== Problem requirements ==
Omit every picture and return the rest of the data unaltered.

-------------------------

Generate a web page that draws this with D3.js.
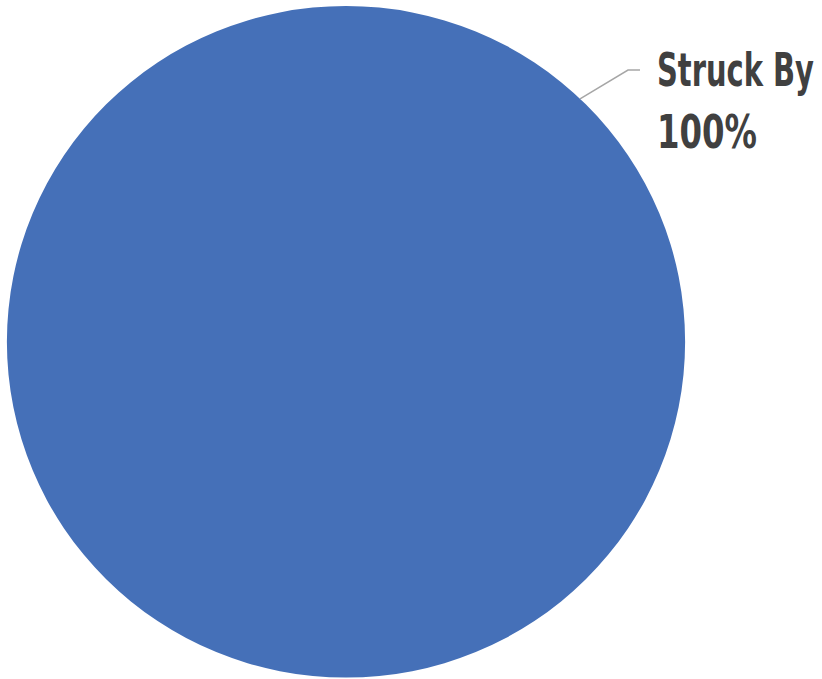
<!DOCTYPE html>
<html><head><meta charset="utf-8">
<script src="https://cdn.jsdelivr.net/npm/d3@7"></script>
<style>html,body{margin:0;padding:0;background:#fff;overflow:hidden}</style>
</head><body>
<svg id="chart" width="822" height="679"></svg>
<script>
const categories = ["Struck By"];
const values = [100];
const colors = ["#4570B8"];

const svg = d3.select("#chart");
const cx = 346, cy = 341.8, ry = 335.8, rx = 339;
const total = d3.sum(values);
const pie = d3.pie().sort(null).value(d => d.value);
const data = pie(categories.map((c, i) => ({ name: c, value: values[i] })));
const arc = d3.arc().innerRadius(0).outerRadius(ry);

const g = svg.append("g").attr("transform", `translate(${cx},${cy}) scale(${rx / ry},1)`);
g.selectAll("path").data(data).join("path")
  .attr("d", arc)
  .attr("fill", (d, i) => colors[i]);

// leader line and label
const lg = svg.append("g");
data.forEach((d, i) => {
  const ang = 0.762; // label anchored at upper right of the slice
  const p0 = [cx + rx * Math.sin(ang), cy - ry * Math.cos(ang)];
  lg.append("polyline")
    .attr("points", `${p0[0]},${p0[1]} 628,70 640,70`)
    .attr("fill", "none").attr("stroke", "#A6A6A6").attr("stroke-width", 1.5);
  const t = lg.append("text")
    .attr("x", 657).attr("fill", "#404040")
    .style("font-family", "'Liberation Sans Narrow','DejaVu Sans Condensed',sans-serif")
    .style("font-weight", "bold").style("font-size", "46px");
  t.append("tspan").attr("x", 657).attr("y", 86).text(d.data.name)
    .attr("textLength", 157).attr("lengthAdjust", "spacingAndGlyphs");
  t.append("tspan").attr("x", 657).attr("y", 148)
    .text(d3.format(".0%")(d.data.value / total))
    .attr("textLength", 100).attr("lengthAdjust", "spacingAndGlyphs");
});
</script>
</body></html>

-------------------------

== Exercise answer ==
Generate a web page that draws this with D3.js.
<!DOCTYPE html>
<html><head><meta charset="utf-8">
<script src="https://cdn.jsdelivr.net/npm/d3@7"></script>
<style>html,body{margin:0;padding:0;background:#fff;overflow:hidden}</style>
</head><body>
<svg id="chart" width="822" height="679"></svg>
<script>
const categories = ["Struck By"];
const values = [100];
const colors = ["#4570B8"];

const svg = d3.select("#chart");
const cx = 346, cy = 341.8, ry = 335.8, rx = 339;
const total = d3.sum(values);
const pie = d3.pie().sort(null).value(d => d.value);
const data = pie(categories.map((c, i) => ({ name: c, value: values[i] })));
const arc = d3.arc().innerRadius(0).outerRadius(ry);

const g = svg.append("g").attr("transform", `translate(${cx},${cy}) scale(${rx / ry},1)`);
g.selectAll("path").data(data).join("path")
  .attr("d", arc)
  .attr("fill", (d, i) => colors[i]);

// leader line and label
const lg = svg.append("g");
data.forEach((d, i) => {
  const ang = 0.762; // label anchored at upper right of the slice
  const p0 = [cx + rx * Math.sin(ang), cy - ry * Math.cos(ang)];
  lg.append("polyline")
    .attr("points", `${p0[0]},${p0[1]} 628,70 640,70`)
    .attr("fill", "none").attr("stroke", "#A6A6A6").attr("stroke-width", 1.5);
  const t = lg.append("text")
    .attr("x", 657).attr("fill", "#404040")
    .style("font-family", "'Liberation Sans Narrow','DejaVu Sans Condensed',sans-serif")
    .style("font-weight", "bold").style("font-size", "46px");
  t.append("tspan").attr("x", 657).attr("y", 86).text(d.data.name)
    .attr("textLength", 157).attr("lengthAdjust", "spacingAndGlyphs");
  t.append("tspan").attr("x", 657).attr("y", 148)
    .text(d3.format(".0%")(d.data.value / total))
    .attr("textLength", 100).attr("lengthAdjust", "spacingAndGlyphs");
});
</script>
</body></html>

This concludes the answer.